And, although Origen did not explicitly identify creation as a kind of book, it is also clear that he is not far off. For Origen, as for Justin and Irenaeus, creation was brought into being by and through the divine Logos, Jesus Christ, and therefore fully expresses the goodness and love of God. But, Origen pushes this point perhaps even further than his predecessors. The sole purpose of creation is to reveal God's plan for salvation and to draw rational creatures to saving knowledge of Jesus Christ. In this sense, Scripture and creation have the same central purpose: to reveal to us the God who became flesh in Jesus Christ. Ultimately, then, what they tell us about God is fully commensurate, and insofar as they might seem to be in conflict, it is because we are reading one or the other incorrectly. And it really can be one or the other. Because there is not just one way of reading Scripture, for Origen, it is entirely possible that our reading of creation (even if he would not quite put it that way) may lead us to a deeper and richer understanding of the mysteries of God revealed in Scripture that a literal or overly simplistic reading of Scripture will not allow.
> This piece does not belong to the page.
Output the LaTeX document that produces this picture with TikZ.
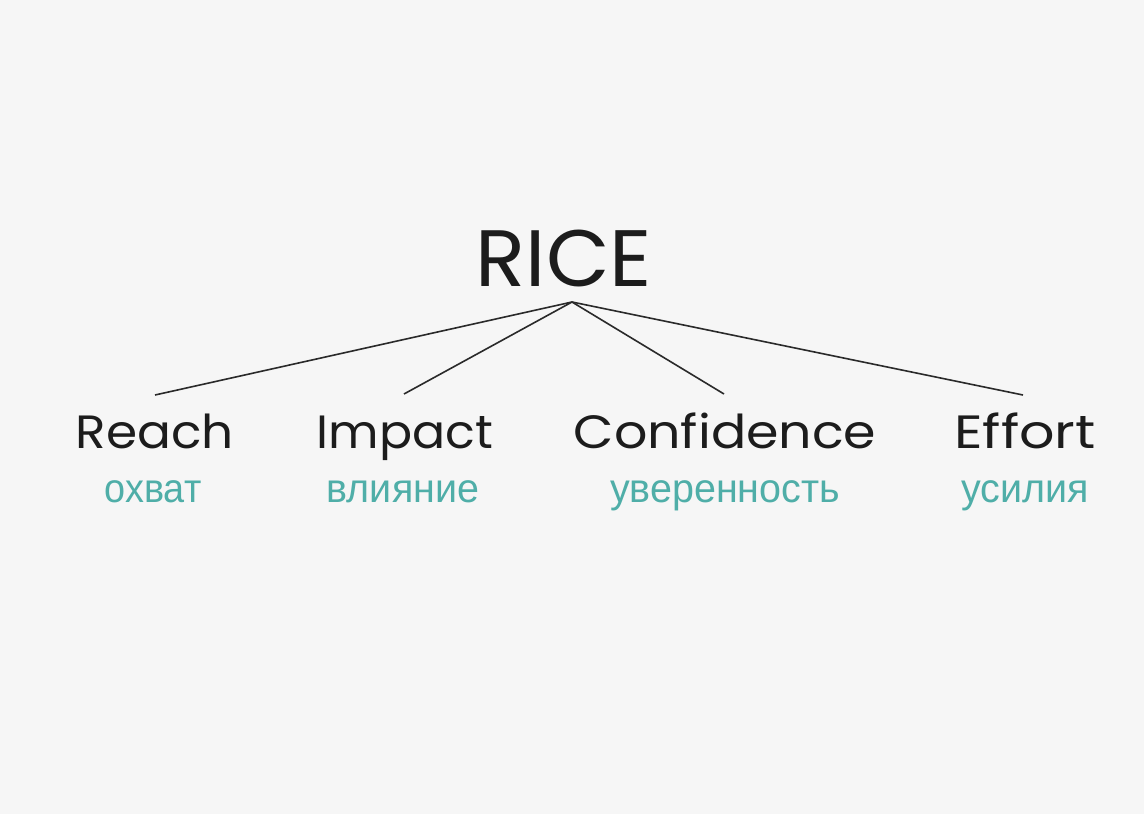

In our next blog, we look to St. Augustine of Hippo, who is—without doubt—the most important figure in the development of Western (Catholic and Protestant) Christianity. In Augustine we will find much in common with Origen (especially in their reading of Scripture), but also some very significant differences, especially in their view of sin and salvation.

Notes

1. Cf. Gerald Bostock, “Origen’s Doctrine of Creation,” Expository Times 118:5 (Fall 2007): 222-227.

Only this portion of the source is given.